Konservativ und kreativ
Allerdings waren der Originalität bei der Fassade Richtung Glasergasse Grenzen gesetzt. „Der Sanierungsausschuss der Stadt hat Wert darauf gelegt, dass sich das Haus weiterhin ins Stadtbild einfügt“, erklärt der Architekt. „Im privaten Bereich zum Hof und Garten wurden uns dagegen größere Gestaltungsfreiheit eingeräumt.“
Nachdem die Städtebauförderung dem Projekt Zuschüsse genehmigt hatte, wurde im Juli vergangenen Jahres mit der Sanierung begonnen. Seit diesem Frühjahr ist der Bau ein Blickfang für Fußgänger, die die farbenfrohe Fassade durch den Stichweg von der Obertorstraße aus entdecken. „Viele Interessierte sind einfach in unseren Hof hereinspaziert“, sagt Hirschmann mit einem Schmunzeln.

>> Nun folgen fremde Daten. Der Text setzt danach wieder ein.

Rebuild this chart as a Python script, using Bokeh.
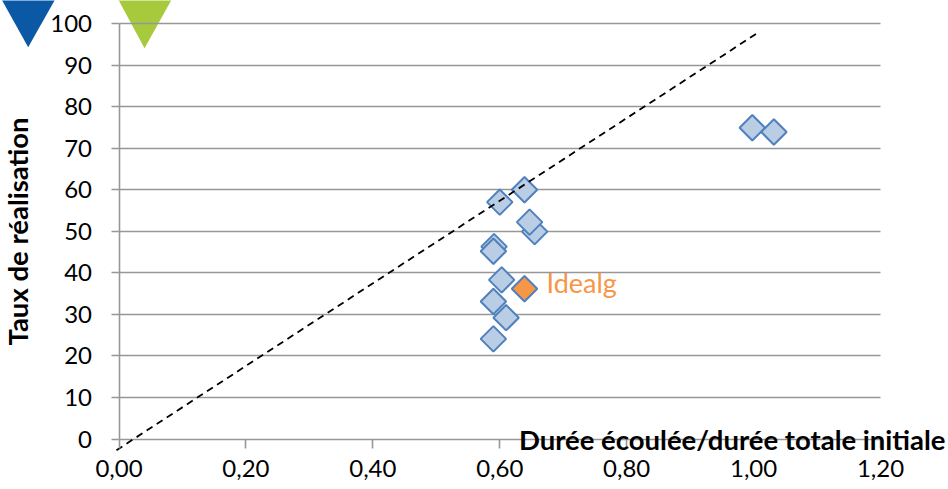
import math
from bokeh.plotting import figure
from bokeh.models import Range1d, FixedTicker, Label, PolyAnnotation, ColumnDataSource
from bokeh.embed import file_html
from bokeh.resources import INLINE

# ---- data ----
pts_x = [0.655, 0.647, 0.639, 0.600, 0.591, 0.590, 0.603, 0.590, 0.610, 0.590, 0.998, 1.032]
pts_y = [49.9, 52.2, 60.0, 57.0, 46.3, 45.2, 38.3, 33.1, 29.2, 24.1, 74.9, 73.9]
idealg_x = [0.639]
idealg_y = [36.15]
idealg_name = "Idealg"
ref_line_x = [-0.004, 1.006]
ref_line_y = [-2.7, 97.7]
x_ticks = [0.0, 0.2, 0.4, 0.6, 0.8, 1.0, 1.2]
x_tick_labels = ["0,00", "0,20", "0,40", "0,60", "0,80", "1,00", "1,20"]
y_ticks = [0, 10, 20, 30, 40, 50, 60, 70, 80, 90, 100]
x_title = "Durée écoulée/durée totale initiale"
y_title = "Taux de réalisation"

# decorative slide triangles (canvas pixels, from top-left)
blue_tri_xs = [0, 55.7, 27.7]
blue_tri_ys = [-3, -3, 46.7]
green_tri_xs = [116.7, 172.3, 144]
green_tri_ys = [-3, -3, 47.7]

FONT = "Lato"
GRID = "#979797"

W, H = 948, 489
# plot area geometry (pixels): where x=0, x=1.2, y=0 and y=100 fall
X0_PX, X12_PX, Y0_PX, Y100_PX = 118.5, 880.0, 438.5, 23.0
xs_per_px = (x_ticks[-1] - x_ticks[0]) / (X12_PX - X0_PX)
ys_per_px = (y_ticks[-1] - y_ticks[0]) / (Y0_PX - Y100_PX)
x_range = Range1d(-X0_PX * xs_per_px, (W - X0_PX) * xs_per_px)
y_range = Range1d(-(H - Y0_PX) * ys_per_px, 100 + Y100_PX * ys_per_px)

p = figure(width=W, height=H, output_backend="svg", toolbar_location=None,
           x_range=x_range, y_range=y_range,
           min_border_left=0, min_border_right=0, min_border_top=0, min_border_bottom=0)
p.outline_line_color = None
p.background_fill_color = "white"
p.border_fill_color = "white"

p.add_layout(PolyAnnotation(xs=blue_tri_xs, ys=blue_tri_ys, xs_units="canvas", ys_units="canvas",
                            fill_color="#0B58A4", fill_alpha=1, line_color=None, level="image"))
p.add_layout(PolyAnnotation(xs=green_tri_xs, ys=green_tri_ys, xs_units="canvas", ys_units="canvas",
                            fill_color="#A6CA3C", fill_alpha=1, line_color=None, level="image"))

# grid
p.xgrid.grid_line_color = None
p.ygrid.ticker = FixedTicker(ticks=y_ticks)
p.ygrid.cross_bounds = (x_ticks[0], x_ticks[-1])
p.ygrid.grid_line_color = GRID
p.ygrid.grid_line_width = 1.6

# y axis (fixed at x = 0)
ya = p.yaxis[0]
ya.fixed_location = 0
ya.ticker = FixedTicker(ticks=y_ticks)
ya.bounds = (0, 100)
ya.axis_line_color = GRID
ya.axis_line_width = 1.6
ya.major_tick_line_color = GRID
ya.major_tick_line_width = 1.6
ya.major_tick_in = 0
ya.major_tick_out = 8
ya.minor_tick_line_color = None
ya.major_label_standoff = 19
ya.major_label_text_font = FONT
ya.major_label_text_font_size = "24px"
ya.major_label_text_color = "black"
ya.axis_label = y_title
ya.axis_label_text_font = FONT
ya.axis_label_text_font_style = "bold"
ya.axis_label_text_font_size = "27.5px"
ya.axis_label_text_color = "black"
ya.axis_label_standoff = 14

# x axis (fixed at y = 0)
xa = p.xaxis[0]
xa.fixed_location = 0
xa.ticker = FixedTicker(ticks=x_ticks)
xa.bounds = (x_ticks[0], x_ticks[-1])
xa.major_label_overrides = {t: l for t, l in zip(x_ticks, x_tick_labels)}
xa.axis_line_color = None
xa.major_tick_line_color = GRID
xa.major_tick_line_width = 1.6
xa.major_tick_in = 0
xa.major_tick_out = 9
xa.minor_tick_line_color = None
xa.major_label_standoff = 12
xa.major_label_text_font = FONT
xa.major_label_text_font_size = "24px"
xa.major_label_text_color = "black"

# data
src = ColumnDataSource(dict(x=pts_x, y=pts_y))
p.scatter("x", "y", source=src, marker="square", angle=math.pi / 4, size=18,
          fill_color="#B9CDE5", line_color="#4F81BD", line_width=2)
p.scatter(idealg_x, idealg_y, marker="square", angle=math.pi / 4, size=18,
          fill_color="#F79646", line_color="#4F81BD", line_width=2)
p.line(ref_line_x, ref_line_y, line_color="black", line_width=1.8, line_dash="7 5")

p.add_layout(Label(x=idealg_x[0], y=idealg_y[0], text=idealg_name, x_offset=22, y_offset=6,
                   text_baseline="middle", text_font=FONT, text_font_size="27px",
                   text_color="#F79646"))
p.add_layout(Label(x=x_ticks[-1], y=0, text=x_title, x_offset=65, y_offset=0,
                   text_align="right", text_baseline="middle", text_font=FONT,
                   text_font_style="bold", text_font_size="27.5px", text_color="black"))

open("out.html", "w").write(file_html(p, INLINE))
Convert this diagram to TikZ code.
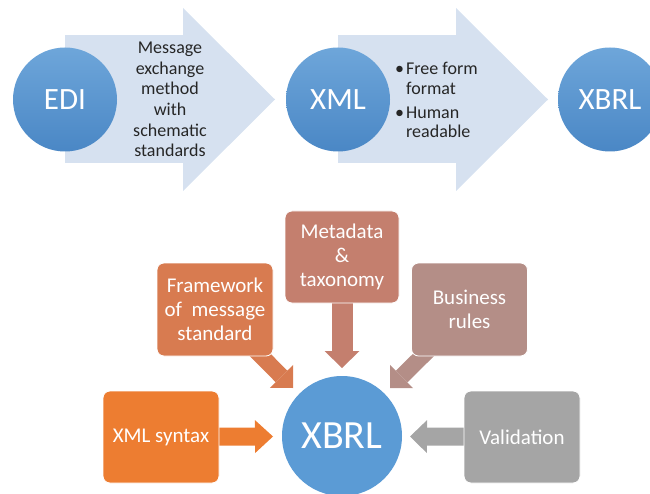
\documentclass[tikz,border=0pt]{standalone}
\usepackage{fontspec}
\setmainfont{Carlito}
\usetikzlibrary{arrows.meta,backgrounds}

\definecolor{stageLight}{HTML}{6EA6DA}
\definecolor{stageDark}{HTML}{4A87C5}
\definecolor{hubBlue}{HTML}{5B9BD5}
\definecolor{chevron}{HTML}{D6E1F0}
\definecolor{cXml}{HTML}{ED7D31}
\definecolor{cFw}{HTML}{D87B50}
\definecolor{cMeta}{HTML}{C47F6E}
\definecolor{cBiz}{HTML}{B48E87}
\definecolor{cVal}{HTML}{A5A5A5}
\definecolor{txtdark}{HTML}{262626}

\begin{document}
\begin{tikzpicture}[x=1pt,y=-1pt,
  stage/.style={circle, inner sep=0pt, minimum size=104pt,
    top color=stageLight, bottom color=stageDark, text=white,
    font=\fontsize{31}{31}\selectfont},
  note/.style={text=txtdark, inner sep=0pt,
    font=\fontsize{18}{20.6}\selectfont},
  box/.style={rounded corners=7pt, draw=white, line width=0.8pt,
    inner sep=0pt, minimum width=116pt, minimum height=93pt,
    text=white, align=center, font=\fontsize{21}{24}\selectfont},
  flow/.style n args={3}{line width=#1,
    -{Triangle[length=#2, width=#3, line width=0pt]}}
]
\useasboundingbox (0,0) rectangle (650,494);
\clip (0,0) rectangle (650,494);

% ---- evolution: EDI -> XML -> XBRL ----
\node[stage] (edi)  at (65,99.5)  {EDI};
\node[stage] (xml)  at (338,99.5) {XML};
\node[stage] (xbrlTop) at (610,99.5) {XBRL};
\coordinate (tipA) at (275,99.5);
\coordinate (tipB) at (548,99.5);

\begin{pgfonlayer}{background}
  \draw[flow={128pt}{92pt}{183pt}, chevron] (edi.center) -- (tipA);
  \draw[flow={128pt}{92pt}{183pt}, chevron] (xml.center) -- (tipB);
\end{pgfonlayer}

\node[note, align=center] (ediNote) at (170,99.5)
  {Message\\exchange\\method\\with\\schematic\\standards};
\node[note, align=left, anchor=west,
  font=\fontsize{18}{19.5}\selectfont] (xmlNote) at (395,100)
  {\textbullet\hspace{2pt}Free form\\
   \hphantom{\textbullet\hspace{2pt}}format\\[4.5pt]
   \textbullet\hspace{2pt}Human\\
   \hphantom{\textbullet\hspace{2pt}}readable};

% ---- building blocks of XBRL ----
\node[circle, inner sep=0pt, minimum size=120pt, fill=hubBlue,
  text=white, font=\fontsize{40}{40}\selectfont] (hub) at (342,436) {XBRL};

\node[box, fill=cFw]  (fw)   at (215,309.5) {Framework\\of~~message\\standard};
\node[box, fill=cMeta, minimum width=114pt, minimum height=92pt]
                      (meta) at (342,257)   {Metadata\\\&\\taxonomy};
\node[box, fill=cBiz] (biz)  at (469.5,309.5) {Business\\rules};
\node[box, fill=cXml, minimum height=92pt] (xsyn) at (161,437) {XML syntax};
\node[box, fill=cVal, minimum height=92pt] (val)  at (522,437) {Validation};

\coordinate (tFw)   at (293,388);
\coordinate (tMeta) at (342,368);
\coordinate (tBiz)  at (390,388);
\coordinate (tXml)  at (273,436.5);
\coordinate (tVal)  at (410,436.5);

\begin{pgfonlayer}{background}
  \draw[flow={16.4pt}{16.3pt}{32.5pt}, cFw]  (fw.center)   -- (tFw);
  \draw[flow={21pt}{17pt}{35pt},        cMeta] (meta.center) -- (tMeta);
  \draw[flow={16.4pt}{16.3pt}{32.5pt}, cBiz] (biz.center)  -- (tBiz);
  \draw[flow={18pt}{18pt}{33pt},        cXml] (xsyn.center) -- (tXml);
  \draw[flow={18pt}{17pt}{33pt},        cVal] (val.center)  -- (tVal);
\end{pgfonlayer}
\end{tikzpicture}
\end{document}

Der Bau sei eine kreative Arbeit gewesen. „Anfangs fiel es den Handwerkern schwer, auf rechte Winkel zu verzichten und die Wasserwaage aus der Hand zu legen“, so Hettiger. „Später haben sie sich mit eingebracht, auch bei der Farbgebung und Gestaltung.“
Im barrierefreien Erdgeschoss wohnt Hirschmanns Vater, im oberen Stock betreibt sie Mediation. „Das Haus übt mit seinen runden Formen und frischen Farben einen positiven Einfluss auf die Menschen aus, die zur Konfliktlösung zu mir kommen“, sagt sie. Dank der „natürlichen Entwicklung des Baus mit dem Engagement vieler Beteiligter“ gefällt Pamela Hirschmann ihr Haus nun „noch besser, als ich es mir vorgestellt hatte“.